CHUNK-BARE-SEMICOLON

What it sends

Chunk size 5; with a semicolon but no extension name.

POST / HTTP/1.1\r\n
Host: localhost:8080\r\n
Transfer-Encoding: chunked\r\n
\r\n
5;\r\n
hello\r\n
0\r\n
\r\n

The chunk size line 5; has a semicolon but no extension name after it.

What the RFC says

chunk-ext = *( BWS “;” BWS chunk-ext-name [ BWS “=” BWS chunk-ext-val ] )

chunk-ext-name = token

— RFC 9112 §7.1.1

The grammar requires a chunk-ext-name (which is a token, i.e., one or more tchar characters) after each semicolon. A bare semicolon with no extension name does not match the production and is therefore invalid.

Why it matters

A bare semicolon can cause parser confusion about chunk boundaries. A lenient parser might skip the empty extension and parse the chunk normally, while a strict parser rejects the line. If these two parsers sit in sequence (front-end / back-end), they disagree on whether the message is valid, enabling request smuggling.

Deep Analysis

Relevant ABNF (RFC 9112 §7.1 and §7.1.1)

chunk        = chunk-size [ chunk-ext ] CRLF
               chunk-data CRLF
chunk-size   = 1*HEXDIG

chunk-ext      = *( BWS ";" BWS chunk-ext-name
                    [ BWS "=" BWS chunk-ext-val ] )
chunk-ext-name = token
chunk-ext-val  = token / quoted-string

token          = 1*tchar
tchar          = "!" / "#" / "$" / "%" / "&" / "'" / "*" / "+"
               / "-" / "." / "^" / "_" / "`" / "|" / "~"
               / DIGIT / ALPHA

RFC Evidence

RFC 9112 §7.1.1 defines the chunk extension grammar:

“chunk-ext = *( BWS ‘;’ BWS chunk-ext-name [ BWS ‘=’ BWS chunk-ext-val ] )”

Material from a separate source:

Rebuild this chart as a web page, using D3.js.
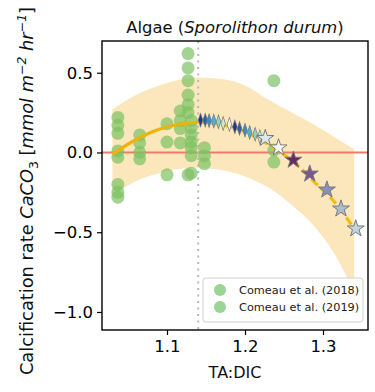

This means after the semicolon delimiter and optional whitespace, a chunk-ext-name is mandatory. The chunk-ext-name is defined as token, which is 1*tchar – it requires at least one character.

RFC 9112 §7.1.1 also states:

“A recipient MUST ignore unrecognized chunk extensions.”

This applies to well-formed but unknown extensions, not to syntactically invalid ones like a bare semicolon with no name.

RFC 9112 §7.1.1 further notes:

“A server ought to limit the total length of chunk extensions received in a request to an amount reasonable for the services provided, in the same way that it applies length limitations and timeouts for other parts of a message, and generate an appropriate 4xx (Client Error) response if that amount is exceeded.”

Step-by-Step ABNF Violation

1. The parser reads chunk-size and gets 5 (valid HEXDIG).
2. The parser encounters ; – this starts a chunk-ext production.
3. Inside chunk-ext, after the ; and optional BWS, the parser expects chunk-ext-name, which is token = 1*tchar.
4. The next character is \r (0x0D, start of CRLF). The character \r is not a tchar – it is a control character.
5. A token requires at least one tchar. Zero tchar characters means the chunk-ext-name production fails.
6. Since the chunk-ext production cannot be satisfied, the entire chunk production fails. The message is syntactically invalid.

Real-World Smuggling Scenario

A bare semicolon creates ambiguity in how parsers determine chunk boundaries:

Attack vector: A front-end proxy encounters 5;\r\n and strips the empty extension, forwarding it as 5\r\n followed by 5 bytes of chunk data. A back-end parser sees the raw 5;\r\n and either (a) rejects it, causing the connection to desynchronize, or (b) interprets the semicolon differently – some parsers treat the semicolon as the start of an extension and scan forward for the name, potentially consuming the CRLF and chunk data bytes as part of the extension name.

This type of chunk extension parsing ambiguity was documented in the PortSwigger research on HTTP request smuggling, where malformed chunk extensions caused front-end/back-end disagreements on message framing. CVE-2023-44487 and related HTTP/2-to-HTTP/1.1 downgrade issues demonstrated that chunk extension handling inconsistencies are a practical attack surface.

Sources

• RFC 9112 §7.1.1